Contemporary Catholics encounter Paul's teaching most acutely in contexts of interpersonal injury — a broken friendship, a family estrangement, a public slight, online hostility, or workplace injustice. The temptation is to respond in kind, to "set the record straight," or to outsource the fight to social mechanisms that mimic vengeance with a veneer of justice. Paul's word cuts through: the moment you retaliate in kind, evil has already conquered you.
Concretely, this passage invites an examination of conscience around digital communication, where retaliation is instantaneous and self-righteous indignation feels like virtue. "Giving place to God's wrath" means actively choosing not to respond to a hostile message, a false accusation, or a public attack — not out of cowardice, but out of the theological conviction that God sees and God acts.

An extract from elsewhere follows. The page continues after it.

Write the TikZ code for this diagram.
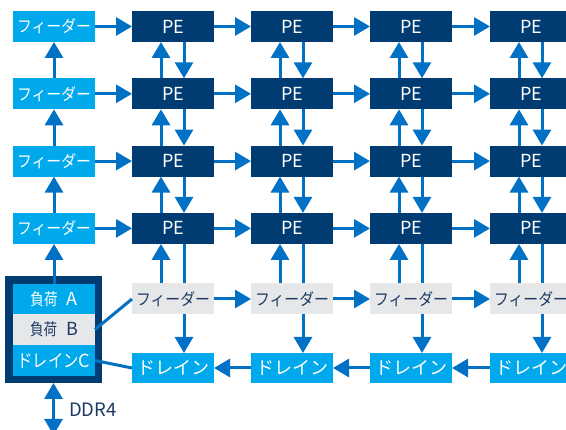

Feeding a hungry enemy (v. 20) might look like speaking well of someone who has spoken ill of you, performing an act of generosity toward someone who has wronged you, or refusing to participate in communal scapegoating. This is not weakness; it is the specific shape of cruciform love — the love that overcomes the world (1 John 5:4).

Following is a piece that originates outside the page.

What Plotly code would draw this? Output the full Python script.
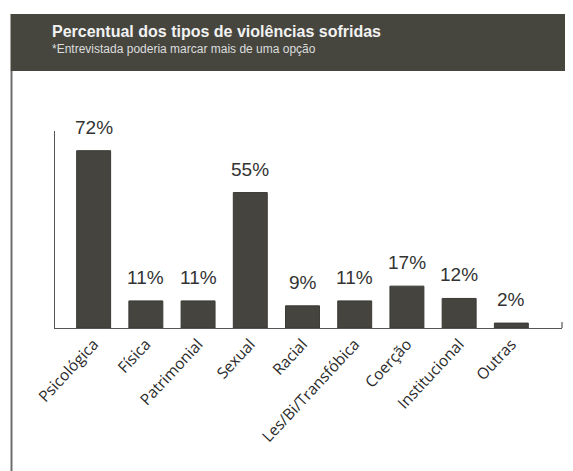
import plotly.graph_objects as go

categorias = ["Psicológica", "Física", "Patrimonial", "Sexual", "Racial",
              "Les/Bi/Transfóbica", "Coerção", "Institucional", "Outras"]
valores = [72, 11, 11, 55, 9, 11, 17, 12, 2]
rotulos = [f"{v}%" for v in valores]

titulo = "Percentual dos tipos de violências sofridas"
subtitulo = "*Entrevistada poderia marcar mais de uma opção"

# page offset (default body margin) and window size
OX, OY = 8, 8
PAGE_W, PAGE_H = 573, 471
W, H = PAGE_W - OX, PAGE_H - OY

# plot area in page coordinates
PL, PR, PT, PB = 55, 562, 131, 328
L, T = PL - OX, PT - OY
R, B = W - (PR - OX), H - (PB - OY)
pw, ph = PR - PL, PB - PT

def px(x):
    return (x - PL) / pw

def py(y):
    return (PB - y) / ph

bar_color = "#45443f"

fig = go.Figure(go.Bar(
    x=categorias, y=valores,
    marker=dict(color=bar_color, line=dict(color="#3a3935", width=1)),
    hoverinfo="skip",
))

annotations = []
for c, v, t in zip(categorias, valores, rotulos):
    annotations.append(dict(
        x=c, y=v, text=t, showarrow=False, yanchor="bottom",
        yshift=11, font=dict(family="Liberation Sans, Arial", size=19, color="#333333"),
    ))

annotations.append(dict(
    xref="paper", yref="paper", x=px(50), y=py(38), xanchor="left", yanchor="bottom",
    text="<b>" + titulo + "</b>", showarrow=False, yshift=-4,
    font=dict(family="Liberation Sans, Arial", size=16, color="#f2f2f2"),
))
annotations.append(dict(
    xref="paper", yref="paper", x=px(50), y=py(55), xanchor="left", yanchor="bottom",
    text=subtitulo, showarrow=False, yshift=-3,
    font=dict(family="Liberation Sans, Arial", size=12, color="#dddddd"),
))

shapes = [
    dict(type="rect", xref="paper", yref="paper",
         x0=px(10.5), x1=px(574), y0=py(71), y1=py(14),
         fillcolor="#46463f", line=dict(width=0), layer="below"),
    dict(type="line", xref="paper", yref="paper",
         x0=px(11.5), x1=px(11.5), y0=py(71), y1=py(472),
         line=dict(color="#6e6e6e", width=2)),
    dict(type="line", xref="paper", yref="paper",
         x0=1, x1=1, y0=0, y1=py(322),
         line=dict(color="#555555", width=1.2)),
]

fig.update_layout(
    width=W, height=H,
    margin=dict(l=L, r=R, t=T, b=B, pad=0),
    paper_bgcolor="white", plot_bgcolor="white",
    showlegend=False,
    bargap=0.35,
    annotations=annotations,
    shapes=shapes,
    xaxis=dict(
        range=[-0.74, 8.97], showline=True, linecolor="#555555", linewidth=1.2,
        showgrid=False, zeroline=False, ticks="", tickangle=-47,
        tickfont=dict(family="Open Sans", size=15.5, color="#2a2a2a"),
        fixedrange=True,
    ),
    yaxis=dict(
        range=[0, 80], showline=True, linecolor="#555555", linewidth=1.2,
        showgrid=False, zeroline=False, showticklabels=False, ticks="",
        fixedrange=True,
    ),
)

fig.write_html("out.html")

Verse 21 — "Don't be overcome by evil, but overcome evil with good." This is Paul's master thesis for the entire sub-unit and arguably for the whole of chapter 12. The Greek nikō (overcome/conquer) is the language of victory; Paul inverts the expected logic of combat. The danger is not simply that evil will harm you externally but that in retaliating, you are conquered by it from within — you become what you fight. The Christian antidote is not withdrawal but active good. This is the ethic of the Cross itself: Christ overcame sin not by matching violence with violence but by absorbing it and returning love. The passage ends with the same word (kakon/kalos) pair it opened with in v. 17, forming a tight rhetorical inclusion around the whole unit.